Temos, assim, de compreender o desejo. E para compreender cada incitamento do desejo, temos de ter espaço, e de não tentar preencher esse espaço com os nossos pensamentos ou lembranças, ou com a preocupação de como satisfazer ou destruir esse desejo. Dessa compreensão nasce, então, o amor. Geralmente, não temos amor, não sabemos o que ele significa. Conhecemos o prazer, conhecemos a dor. Conhecemos a inconsistência do prazer e, provavelmente, a continuidade da dor. E conhecemos o prazer sexual e também o prazer de alcançar fama, posição, prestígio, e o prazer de exercer um enorme domínio sobre o próprio corpo, como os ascetas, de manter um “Record”... — conhecemos todas estas coisas. Falamos interminavelmente acerca do amor; mas não sabemos o que ele significa, porque não compreendemos o desejo, que é o começo do amor.

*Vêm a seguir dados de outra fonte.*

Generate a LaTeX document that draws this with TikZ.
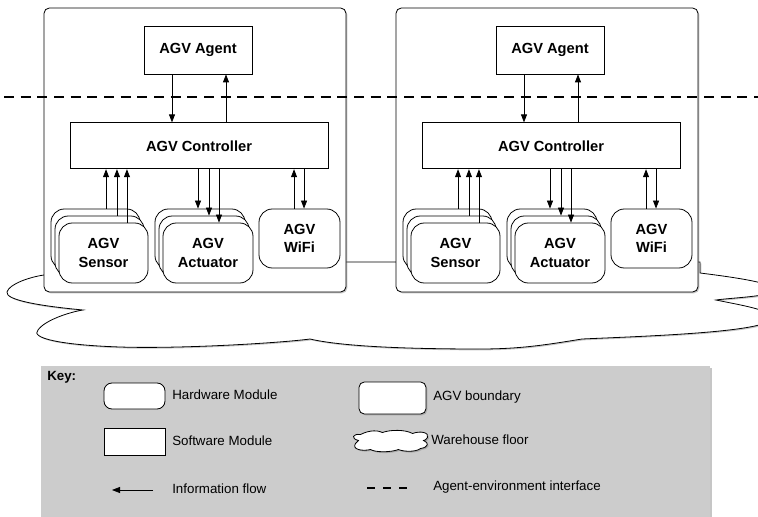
\documentclass[tikz,border=0pt]{standalone}
\usepackage{fontspec}
\setmainfont{Liberation Sans}
\usepackage{tikz}
\usetikzlibrary{arrows.meta, positioning, calc, shadows}
\tikzstyle{software} = [rectangle, draw=black, fill=white, line width=0.6pt, inner sep=0pt, text centered, font=\bfseries\fontsize{11}{14}\selectfont]
\tikzstyle{hardware} = [rectangle, rounded corners=10pt, draw=black, fill=white, line width=0.6pt, inner sep=0pt, minimum width=66.75pt, minimum height=45pt, align=center, font=\bfseries\fontsize{11}{14}\selectfont]
\tikzstyle{boundary} = [rectangle, rounded corners=4pt, draw=black, fill=white, line width=0.6pt, drop shadow={shadow xshift=1pt, shadow yshift=-1pt, opacity=0.45}]
\tikzstyle{floorcloud} = [draw=black, fill=white, line width=0.6pt, drop shadow={shadow xshift=1pt, shadow yshift=-1pt, opacity=0.45}]
\tikzstyle{arrow} = [line width=0.6pt, -{Triangle[length=6pt,width=4.5pt]}]
\tikzstyle{interface} = [line width=1pt, dash pattern=on 7.5pt off 5pt]
\tikzstyle{keytext} = [anchor=west, inner sep=0pt, text height=7.5pt, text depth=2pt, font=\fontsize{10}{12}\selectfont]

\begin{document}
\begin{tikzpicture}[x=0.75pt, y=-0.75pt]
        \useasboundingbox (0,0) rectangle (758,517);
        \clip (0,0) rectangle (758,517);

        % warehouse floor
        \draw[floorcloud] (100,262) -- (700,262) -- (700,273)
            .. controls (740,278) and (780,284) .. (776,292)
            .. controls (760,297) and (730,298) .. (716,300)
            .. controls (740,305) and (772,310) .. (772,318)
            .. controls (770,332) and (650,336) .. (582,339)
            .. controls (545,345) and (520,349) .. (480,349)
            .. controls (400,349) and (340,346) .. (310,339)
            .. controls (280,343) and (180,349) .. (120,347)
            .. controls (60,345) and (30,338) .. (38,330)
            .. controls (45,320) and (70,312) .. (83,310)
            .. controls (40,306) and (5,300) .. (7,292)
            .. controls (9,284) and (30,277) .. (44,275)
            .. controls (60,272) and (80,265) .. (100,262) -- cycle;

        \foreach \s/\dx in {L/0pt, R/264pt} {
        \begin{scope}[xshift=\dx]
            \node (agv\s) [boundary, minimum width=226.5pt, minimum height=213pt] at (195,150) {};
            \node (agent\s) [software, minimum width=81pt, minimum height=36pt] at (198,50) {AGV Agent};
            \node (ctrl\s) [software, minimum width=193.5pt, minimum height=34.5pt, below=36pt of agent\s, xshift=0.75pt] {AGV Controller};

            \node (sensA\s) [hardware] at (95.5,239) {};
            \node (sensB\s) [hardware] at (99.5,246) {};
            \node (sensC\s) [hardware] at (103.5,253) {AGV\\Sensor};
            \node (actA\s) [hardware, minimum width=67.5pt] at (200,239) {};
            \node (actB\s) [hardware, minimum width=67.5pt] at (204,246) {};
            \node (actC\s) [hardware, minimum width=67.5pt] at (208,253) {AGV\\Actuator};
            \node (wifi\s) [hardware, minimum width=60.75pt, minimum height=44.25pt] at (299.5,238.5) {AGV\\WiFi};

            \draw [arrow] ([xshift=-19.5pt]agent\s.south) -- ([xshift=-19.5pt]agent\s.south |- ctrl\s.north);
            \draw [arrow] ([xshift=21pt]agent\s.south |- ctrl\s.north) -- ([xshift=21pt]agent\s.south);

            \draw [arrow] ([xshift=7.9pt]sensA\s.north) -- ([xshift=7.9pt]sensA\s.north |- ctrl\s.south);
            \draw [arrow] ([xshift=13.1pt]sensB\s.north) -- ([xshift=13.1pt]sensB\s.north |- ctrl\s.south);
            \draw [arrow] ([xshift=17.6pt]sensC\s.north) -- ([xshift=17.6pt]sensC\s.north |- ctrl\s.south);

            \draw [arrow] ([xshift=-1.5pt]actA\s.north |- ctrl\s.south) -- ([xshift=-1.5pt]actA\s.north);
            \draw [arrow] ([xshift=3.75pt]actB\s.north |- ctrl\s.south) -- ([xshift=3.75pt]actB\s.north);
            \draw [arrow] ([xshift=8.25pt]actC\s.north |- ctrl\s.south) -- ([xshift=8.25pt]actC\s.north);

            \draw [arrow] ([xshift=-4.1pt]wifi\s.north) -- ([xshift=-4.1pt]wifi\s.north |- ctrl\s.south);
            \draw [arrow] ([xshift=3.4pt]wifi\s.north |- ctrl\s.south) -- ([xshift=3.4pt]wifi\s.north);
        \end{scope}
        }

        % agent-environment interface
        \coordinate (ifaceL) at (4,97);
        \coordinate (ifaceR) at (758,97);
        \draw [interface] (ifaceL) -- (ifaceR);

        % key
        \node (keybox) [anchor=north west, fill=black!20, minimum width=501.75pt, minimum height=117pt, drop shadow={shadow xshift=1pt, shadow yshift=-1pt, opacity=0.45}] at (41,366) {};
        \node (keytitle) [anchor=north west, inner sep=0pt, font=\bfseries\fontsize{10}{12}\selectfont] at (47,371) {Key:};

        \node (hwkey) [hardware, rounded corners=6pt, minimum width=45.75pt, minimum height=19.5pt] at (134.5,396) {};
        \node (hwtext) [keytext] at (172,396) {Hardware Module};
        \node (swkey) [software, minimum width=45.75pt, minimum height=20.25pt] at (134.5,441.5) {};
        \node (swtext) [keytext] at (172,441.5) {Software Module};
        \coordinate (flowA) at (153,490);
        \coordinate (flowB) at (112,490);
        \draw [arrow] (flowA) -- (flowB);
        \node (flowtext) [keytext] at (172,490) {Information flow};

        \node (agvkey) [boundary, minimum width=50.25pt, minimum height=24pt] at (392.5,398) {};
        \node (agvtext) [keytext] at (433,397) {AGV boundary};
        \begin{scope}[shift={(390.5,440.5)}]
        \draw[floorcloud] (-30,-6)
            .. controls (-20,-11) and (-12,-10) .. (-8,-8)
            .. controls (0,-11) and (15,-11) .. (22,-7)
            .. controls (30,-10) and (39,-8) .. (37,-3)
            .. controls (36,-1) and (34,0) .. (33,0)
            .. controls (39,2) and (38,7) .. (30,8)
            .. controls (25,12) and (12,11) .. (8,9)
            .. controls (0,12) and (-15,12) .. (-20,9)
            .. controls (-28,11) and (-39,9) .. (-35,3)
            .. controls (-34,1) .. (-32,0)
            .. controls (-40,-2) and (-38,-7) .. (-30,-6) -- cycle;
        \end{scope}
        \node (floortext) [keytext] at (431,441) {Warehouse floor};
        \coordinate (ifkeyA) at (367,488);
        \coordinate (ifkeyB) at (410,488);
        \draw [line width=1pt, dash pattern=on 6pt off 6pt] (ifkeyA) -- (ifkeyB);
        \node (iftext) [keytext] at (433,487) {Agent-environment interface};
    \end{tikzpicture}
\end{document}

Sem amor não há verdadeira moralidade; o que há é ajustamento a um padrão, social ou supostamente religioso. Sem amor não há virtude, integridade. O amor é espontâneo, real, vivo. E a bondade não é uma coisa que se possa criar pelo exercício constante; é espontânea, como o amor. A virtude não é uma lembrança de acordo com a qual funcionamos como ser humano “virtuoso”. Se não temos amor, não somos bondosos. Podemos frequentar templos, levar uma vida familiar extremamente respeitável, seguir as regras da moral social, mas não somos bondosos. O nosso coração é estéril, vazio, está embotado, entorpecido, por não compreendermos o desejo. A vida, portanto, torna-se um constante campo de batalha e o esforço só termina com a morte. Só termina com a morte, porque só sabemos viver com esforço.

Assim, para compreender o desejo precisamos de compreender, de escutar, cada movimento da mente e do coração, cada alteração, cada mudança do pensamento e do sentir, precisamos de observar o desejo, de nos tornarmos sensíveis, despertos a ele. Não podemos tornar-nos sensíveis ao desejo se o condenarmos ou se o compararmos. Temos de estar muito atentos ao desejo, porque ele nos dará uma compreensão imensa. E dessa compreensão nasce a sensibilidade. Somos então sensíveis — e não só fisicamente sensíveis — à beleza, à sujidade, às estrelas, ao sorriso ou às lágrimas, e sensíveis também a todos os murmúrios, a todos os sussurros que nos povoam a mente, aos nossos secretos medos e esperanças.

E desse escutar, desse observar, vem a paixão, esta paixão igual ao amor. Só neste estado se é capaz de cooperar. E, porque se é capaz de cooperar, também só neste estado se pode saber quando não se deve cooperar. Assim com esta profunda compreensão e vigilância, a mente torna-se eficiente, lúcida, cheia de vitalidade e de vigor; e só uma mente assim pode viajar para muito longe.